- EXERCISE DETAILS
Give the data below again exactly as written, without its pictures.

- STORED DATA
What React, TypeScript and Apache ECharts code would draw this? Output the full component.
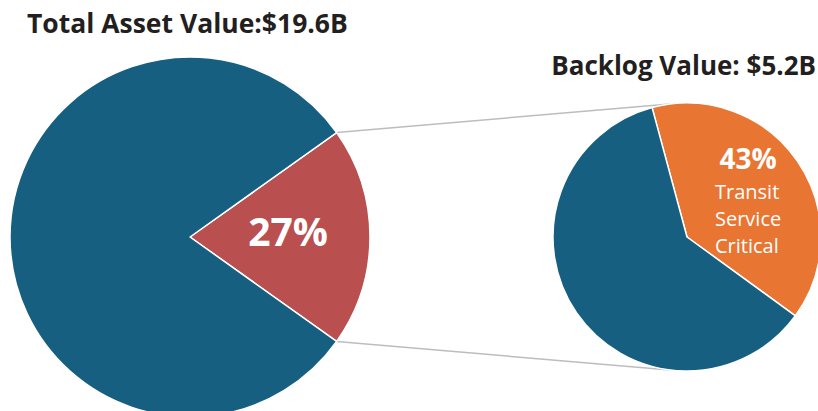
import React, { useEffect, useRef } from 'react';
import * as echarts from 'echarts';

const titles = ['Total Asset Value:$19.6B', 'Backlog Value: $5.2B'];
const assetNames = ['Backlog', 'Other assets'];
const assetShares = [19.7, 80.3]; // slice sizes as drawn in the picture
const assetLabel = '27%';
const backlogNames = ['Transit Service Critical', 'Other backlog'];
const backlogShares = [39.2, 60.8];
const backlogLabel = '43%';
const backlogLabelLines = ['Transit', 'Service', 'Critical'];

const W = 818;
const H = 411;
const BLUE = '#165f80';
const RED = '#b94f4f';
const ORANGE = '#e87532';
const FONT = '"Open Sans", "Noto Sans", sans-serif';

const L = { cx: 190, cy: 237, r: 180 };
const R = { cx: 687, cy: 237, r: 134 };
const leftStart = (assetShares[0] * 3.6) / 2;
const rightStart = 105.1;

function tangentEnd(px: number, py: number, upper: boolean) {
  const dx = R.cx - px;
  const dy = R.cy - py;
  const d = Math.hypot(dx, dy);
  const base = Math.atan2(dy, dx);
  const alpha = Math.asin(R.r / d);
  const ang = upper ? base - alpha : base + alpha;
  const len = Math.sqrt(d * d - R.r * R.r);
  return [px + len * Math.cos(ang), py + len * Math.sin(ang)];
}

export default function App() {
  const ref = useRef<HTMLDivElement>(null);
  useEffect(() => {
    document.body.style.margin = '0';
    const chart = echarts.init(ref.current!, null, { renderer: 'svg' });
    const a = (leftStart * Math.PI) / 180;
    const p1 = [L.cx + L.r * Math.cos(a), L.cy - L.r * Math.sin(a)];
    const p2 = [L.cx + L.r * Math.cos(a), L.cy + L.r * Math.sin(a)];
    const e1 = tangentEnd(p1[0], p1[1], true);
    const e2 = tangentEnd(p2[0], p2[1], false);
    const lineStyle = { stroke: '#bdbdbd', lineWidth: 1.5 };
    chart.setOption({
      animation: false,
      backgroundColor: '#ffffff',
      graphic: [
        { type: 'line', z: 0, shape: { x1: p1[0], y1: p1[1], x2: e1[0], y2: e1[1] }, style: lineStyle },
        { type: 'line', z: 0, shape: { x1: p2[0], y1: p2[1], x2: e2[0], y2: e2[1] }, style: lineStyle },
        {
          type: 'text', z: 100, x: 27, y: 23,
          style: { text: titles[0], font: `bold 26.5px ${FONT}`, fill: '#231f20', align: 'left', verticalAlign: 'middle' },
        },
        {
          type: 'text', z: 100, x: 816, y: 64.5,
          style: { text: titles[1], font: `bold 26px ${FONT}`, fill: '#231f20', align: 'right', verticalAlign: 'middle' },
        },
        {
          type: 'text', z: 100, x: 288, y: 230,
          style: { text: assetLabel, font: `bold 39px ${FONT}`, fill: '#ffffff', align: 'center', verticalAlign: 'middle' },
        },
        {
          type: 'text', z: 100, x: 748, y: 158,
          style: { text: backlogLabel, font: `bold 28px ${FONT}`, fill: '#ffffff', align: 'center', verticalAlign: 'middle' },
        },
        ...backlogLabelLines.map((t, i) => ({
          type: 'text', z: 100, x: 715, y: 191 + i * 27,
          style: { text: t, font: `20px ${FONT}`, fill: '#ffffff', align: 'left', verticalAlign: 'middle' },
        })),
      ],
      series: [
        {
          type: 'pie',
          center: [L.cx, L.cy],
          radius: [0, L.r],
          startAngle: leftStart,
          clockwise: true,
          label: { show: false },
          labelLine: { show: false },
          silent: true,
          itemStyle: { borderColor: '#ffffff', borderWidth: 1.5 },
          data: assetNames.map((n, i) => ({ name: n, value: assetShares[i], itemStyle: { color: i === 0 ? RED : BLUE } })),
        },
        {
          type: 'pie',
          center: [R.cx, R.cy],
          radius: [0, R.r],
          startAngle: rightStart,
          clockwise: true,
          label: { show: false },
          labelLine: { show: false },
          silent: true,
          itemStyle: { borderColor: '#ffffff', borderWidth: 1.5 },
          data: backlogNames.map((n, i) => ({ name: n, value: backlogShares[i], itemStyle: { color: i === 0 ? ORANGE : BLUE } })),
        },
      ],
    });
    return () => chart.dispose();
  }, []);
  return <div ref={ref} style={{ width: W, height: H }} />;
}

- SOLUTION
What React, TypeScript and Apache ECharts code would draw this? Output the full component.
import React, { useEffect, useRef } from 'react';
import * as echarts from 'echarts';

const titles = ['Total Asset Value:$19.6B', 'Backlog Value: $5.2B'];
const assetNames = ['Backlog', 'Other assets'];
const assetShares = [19.7, 80.3]; // slice sizes as drawn in the picture
const assetLabel = '27%';
const backlogNames = ['Transit Service Critical', 'Other backlog'];
const backlogShares = [39.2, 60.8];
const backlogLabel = '43%';
const backlogLabelLines = ['Transit', 'Service', 'Critical'];

const W = 818;
const H = 411;
const BLUE = '#165f80';
const RED = '#b94f4f';
const ORANGE = '#e87532';
const FONT = '"Open Sans", "Noto Sans", sans-serif';

const L = { cx: 190, cy: 237, r: 180 };
const R = { cx: 687, cy: 237, r: 134 };
const leftStart = (assetShares[0] * 3.6) / 2;
const rightStart = 105.1;

function tangentEnd(px: number, py: number, upper: boolean) {
  const dx = R.cx - px;
  const dy = R.cy - py;
  const d = Math.hypot(dx, dy);
  const base = Math.atan2(dy, dx);
  const alpha = Math.asin(R.r / d);
  const ang = upper ? base - alpha : base + alpha;
  const len = Math.sqrt(d * d - R.r * R.r);
  return [px + len * Math.cos(ang), py + len * Math.sin(ang)];
}

export default function App() {
  const ref = useRef<HTMLDivElement>(null);
  useEffect(() => {
    document.body.style.margin = '0';
    const chart = echarts.init(ref.current!, null, { renderer: 'svg' });
    const a = (leftStart * Math.PI) / 180;
    const p1 = [L.cx + L.r * Math.cos(a), L.cy - L.r * Math.sin(a)];
    const p2 = [L.cx + L.r * Math.cos(a), L.cy + L.r * Math.sin(a)];
    const e1 = tangentEnd(p1[0], p1[1], true);
    const e2 = tangentEnd(p2[0], p2[1], false);
    const lineStyle = { stroke: '#bdbdbd', lineWidth: 1.5 };
    chart.setOption({
      animation: false,
      backgroundColor: '#ffffff',
      graphic: [
        { type: 'line', z: 0, shape: { x1: p1[0], y1: p1[1], x2: e1[0], y2: e1[1] }, style: lineStyle },
        { type: 'line', z: 0, shape: { x1: p2[0], y1: p2[1], x2: e2[0], y2: e2[1] }, style: lineStyle },
        {
          type: 'text', z: 100, x: 27, y: 23,
          style: { text: titles[0], font: `bold 26.5px ${FONT}`, fill: '#231f20', align: 'left', verticalAlign: 'middle' },
        },
        {
          type: 'text', z: 100, x: 816, y: 64.5,
          style: { text: titles[1], font: `bold 26px ${FONT}`, fill: '#231f20', align: 'right', verticalAlign: 'middle' },
        },
        {
          type: 'text', z: 100, x: 288, y: 230,
          style: { text: assetLabel, font: `bold 39px ${FONT}`, fill: '#ffffff', align: 'center', verticalAlign: 'middle' },
        },
        {
          type: 'text', z: 100, x: 748, y: 158,
          style: { text: backlogLabel, font: `bold 28px ${FONT}`, fill: '#ffffff', align: 'center', verticalAlign: 'middle' },
        },
        ...backlogLabelLines.map((t, i) => ({
          type: 'text', z: 100, x: 715, y: 191 + i * 27,
          style: { text: t, font: `20px ${FONT}`, fill: '#ffffff', align: 'left', verticalAlign: 'middle' },
        })),
      ],
      series: [
        {
          type: 'pie',
          center: [L.cx, L.cy],
          radius: [0, L.r],
          startAngle: leftStart,
          clockwise: true,
          label: { show: false },
          labelLine: { show: false },
          silent: true,
          itemStyle: { borderColor: '#ffffff', borderWidth: 1.5 },
          data: assetNames.map((n, i) => ({ name: n, value: assetShares[i], itemStyle: { color: i === 0 ? RED : BLUE } })),
        },
        {
          type: 'pie',
          center: [R.cx, R.cy],
          radius: [0, R.r],
          startAngle: rightStart,
          clockwise: true,
          label: { show: false },
          labelLine: { show: false },
          silent: true,
          itemStyle: { borderColor: '#ffffff', borderWidth: 1.5 },
          data: backlogNames.map((n, i) => ({ name: n, value: backlogShares[i], itemStyle: { color: i === 0 ? ORANGE : BLUE } })),
        },
      ],
    });
    return () => chart.dispose();
  }, []);
  return <div ref={ref} style={{ width: W, height: H }} />;
}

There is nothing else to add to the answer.